Oysa mandala öyle güzel ve derin bir felsefe ki!
Öyle güzel bir sanat ki!
Öyle güzel bir meditasyon ki, bilinçaltımızda biz farketmeden hayatımızı yöneten yaramaz pönçürükleri keşfetmemizi de sağlıyor. İnanmazsanız Gustav Jung'a sorun! Adam, analitik psikolojinin kurucusu, hastalarına mandala terapileri yapmış ise vardır bir bildiği!
Geometri kullanarak ya da serbest çizimlerle merkezden başlayarak dışa doğru çalışılıyor bu sihirli çember; Tıpkı varoluş gibi...

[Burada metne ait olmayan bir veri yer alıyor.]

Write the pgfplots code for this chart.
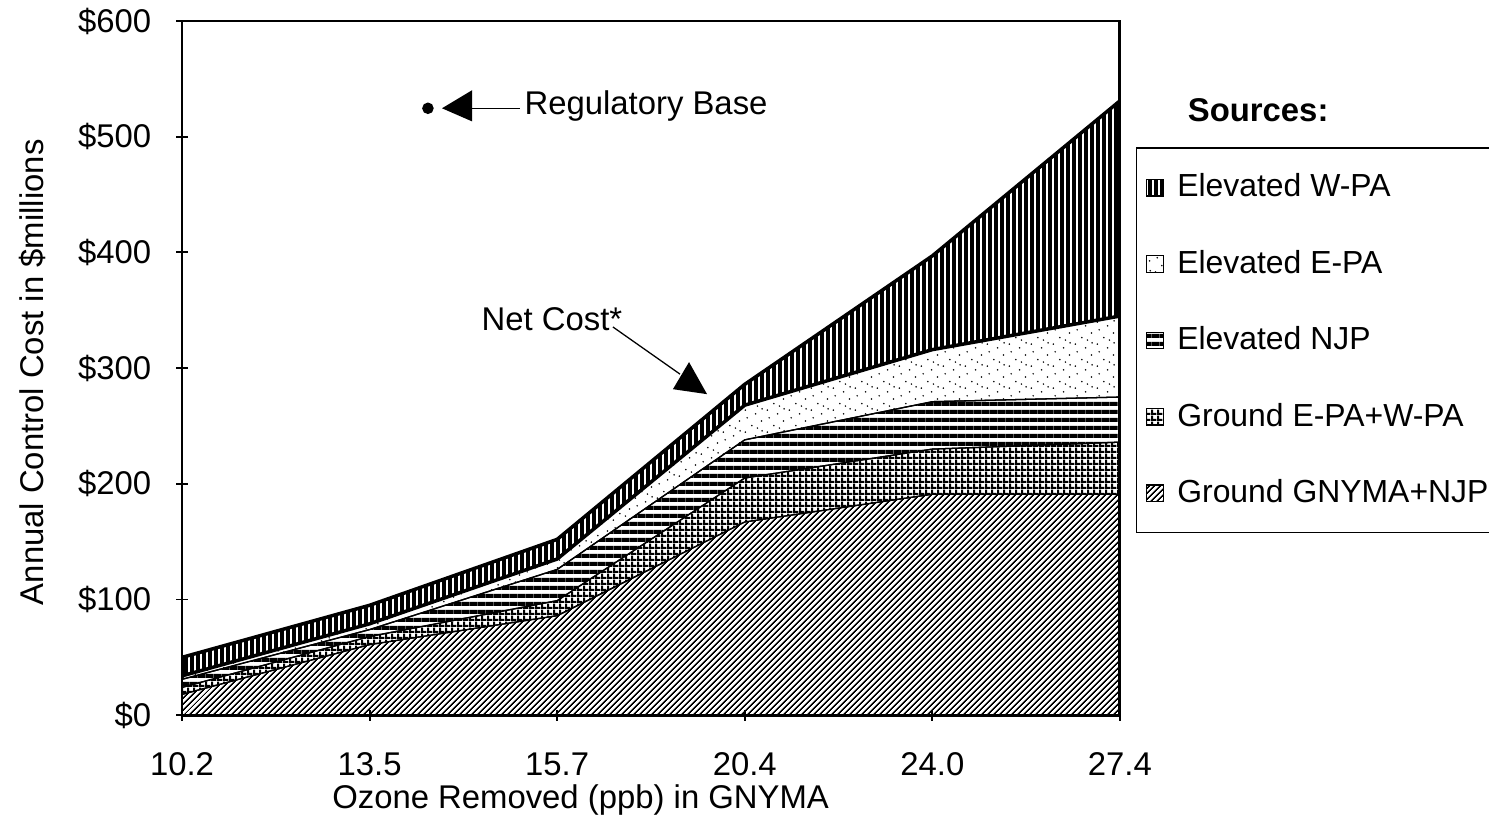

Neyse kendimi de sizi de fazla sıkmadan demem o ki;
Yaşam dediğimiz şey, içimizdeki gürültülü kalabalık ile dışımızdaki gürültülü kalabalık arasında devinip durmaksa eğer; tüm bu gürültüyü ve kalabalığı susturup kendi sonsuzluğumuzda bir mola vermek hakkımız değil mi?
Benim seçimim çemberin sesini dinlemekten yana!
Çünkü çember, dünya...
Sizide kendine böylesine aşık edecek bir uğraş vardır elbet...
Yeter ki üretmek ve yaratmak isteyin!
Ve de düşünmek...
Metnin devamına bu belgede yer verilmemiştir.